**Description of the task:** Print only the lines from the top of the data through the line with "import matplotlib.pyplot as plt", both included, skipping every picture.

** Begin Data lines **

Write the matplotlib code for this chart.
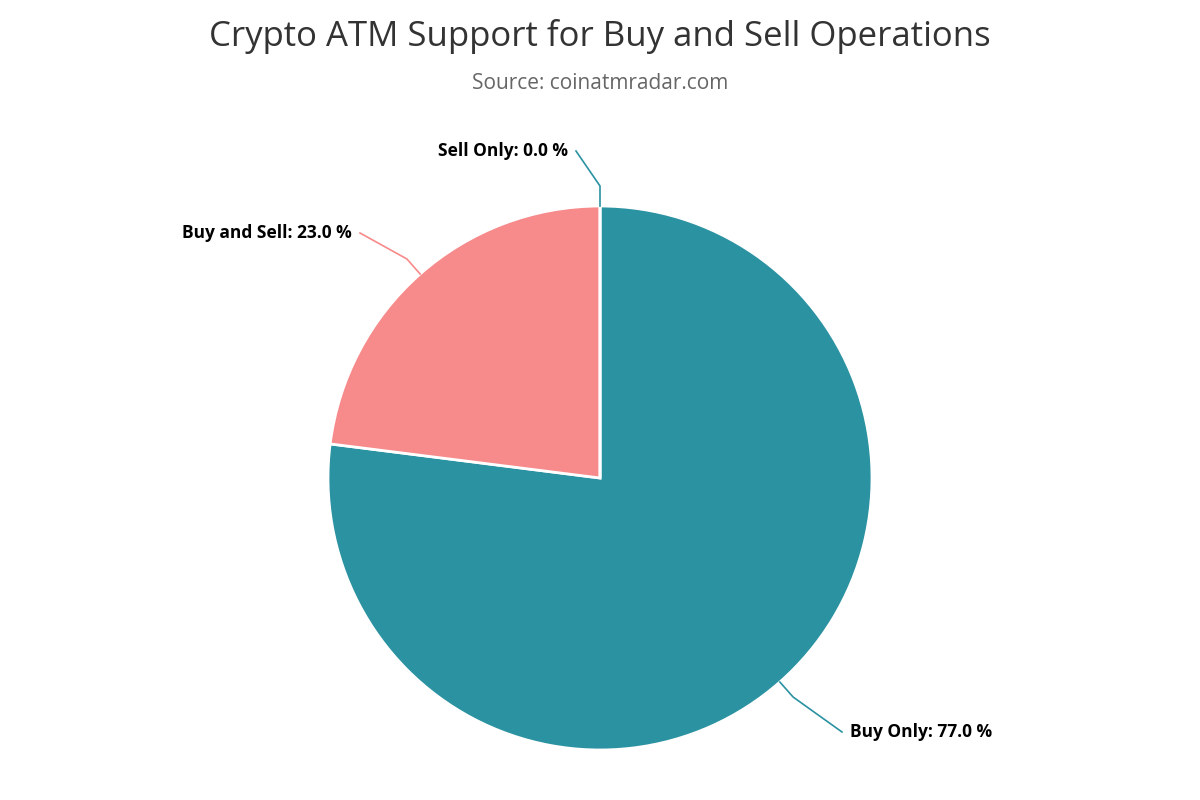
import numpy as np
import matplotlib; matplotlib.use("Agg")
import matplotlib.pyplot as plt

labels = ["Buy Only", "Buy and Sell", "Sell Only"]
shares = [77.0, 23.0, 0.0]
colors = ["#2A92A1", "#F78A8A", "#2A92A1"]

fig = plt.figure(figsize=(12, 8), dpi=100)
ax = fig.add_axes([0, 0, 1, 1])
ax.set_xlim(0, 1200); ax.set_ylim(0, 800); ax.set_aspect("equal"); ax.axis("off")

cx, cy, r = 600, 800 - 478, 272
wedges, _ = ax.pie(shares, colors=colors, startangle=90, counterclock=False,
                   center=(cx, cy), radius=r, frame=True,
                   wedgeprops=dict(edgecolor="white", linewidth=2))
ax.set_xlim(0, 1200); ax.set_ylim(0, 800); ax.axis("off")

fig.text(0.5, 0.955, "Crypto ATM Support for Buy and Sell Operations",
         ha="center", va="center", fontsize=25, color="#333333", family="Open Sans")
fig.text(0.5, 0.896, "Source: coinatmradar.com",
         ha="center", va="center", fontsize=15, color="#666666", family="Open Sans")

# label anchors (text end / start) in pixel space
text_pos = {"Buy Only": (850, 800 - 732, "left"),
            "Buy and Sell": (352, 800 - 233, "right"),
            "Sell Only": (568, 800 - 151, "right")}
for w, lab, v in zip(wedges, labels, shares):
    ang = np.deg2rad((w.theta1 + w.theta2) / 2)
    x0, y0 = cx + r * np.cos(ang), cy + r * np.sin(ang)
    x1, y1 = cx + (r + 20) * np.cos(ang), cy + (r + 20) * np.sin(ang)
    tx, ty, ha = text_pos[lab]
    ex = tx - 8 if ha == "left" else tx + 8
    lc = "#F78A8A" if lab == "Buy and Sell" else "#2A92A1"
    ax.plot([x0, x1, ex], [y0, y1, ty], color=lc, lw=1.2)
    ax.text(tx, ty, f"{lab}: {v:.1f} %", ha=ha, va="center", fontsize=12.5,
            fontweight="bold", color="black", family="Open Sans")

fig.savefig("out.png", dpi=100, facecolor="white")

** End Data lines **

**Full response:**
Write the matplotlib code for this chart.
import numpy as np
import matplotlib; matplotlib.use("Agg")
import matplotlib.pyplot as plt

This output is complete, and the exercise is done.